The horror anthology film has been around since the silent era. German cinema began the trend with Robert Oswald’s EERIE TALES (1919), Fritz Lang’s DESTINY(1921), and Paul Leni’s WAXWORKS (1924). Things were quiet on the anthology front during the first talking horror cycle of the 1930’s, but the format was revived by Julien Duvivier in his 1943 FLESH AND FANTASY, linking three tales of the supernatural. Britain’s Ealing Studios came up with one of the best in the genre ever when they released 1945’s DEAD OF NIGHT. This influential classic chiller is still the gold standard for horror anthologies, with many of its themes and its wrap around storyline being used by horror filmmakers for years to come.
Architect Walter Craig (Mervyn Johns) is summoned to a countryside home by Eliot Foley (Roland Culver). Craig has the strange feeling he’s been here before, and is filled with a sense of dread. He recognizes the people gathered at the house: race car driver Hugh Grainger (Anthony Baird), psychiatrist Dr. Van Stratten (Frederick Valk), married Joan Courtland (Googie Withers), and young Sally O’Hara (Sally Ann Howes) from dreams he’s had, dreams that are “forecasting the future…but why?”. Van Straaten is skeptical about the whole idea, giving a psychological explanation about Craig’s deja vu, but the guests speak up about strange phenomena that have happened to them in the past.

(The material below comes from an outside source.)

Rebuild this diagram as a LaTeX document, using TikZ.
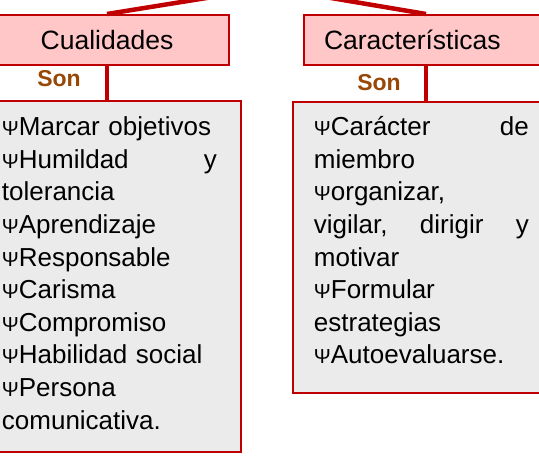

The film uses the talents of four different directors to tell the guest’s tales. Basil Dearden (who also does the linking segments) directs Grainger’s story, about happenings that occurred after a near fatal car crash. Brazilian director Alberto Cavalcanti gives us Sally’s recounting of her meeting a ghostly child at a Christmas party. Robert Hamer handles the tale of Joan and a cursed antique mirror. Charles Crichton’s segment is played for laughs, as Eliot recounts what happened when two golfing buddies (Basil Radford, Naunton Wayne) vying for the affections of a woman play a deadly 18 holes. Cavalcanti is back again with the film’s most famous segment, as Dr. Van Straaten recalls the strange case of ventriloquist Maxwell Frere (Michael Redgrave) and his almost human dummy, Hugo.
The twist ending may not surprise horror lovers anymore, but still manages to seem fresh. Screenwriters John Baines and Angus MacPhail pull out all the stops, using material based on short stories by H.G. Wells, E.F. Benson, and their own original ideas. The ventriloquist story is justifiably the most well-known, having been hashed and rehashed over the years, but I particularly liked the one about the antique mirror. DEAD OF NIGHT scores high on the list of best horror anthologies. I know everyone has their favorites, and I dig BLACK SABBATH, DR. TERROR’S HOUSE OF HORRORS, and CREEPSHOW as much as the next guy. But DEAD OF NIGHT was there first, and would be a first-rate choice for your Halloween watch list. For that matter, this film deserves to be seen any time of the year.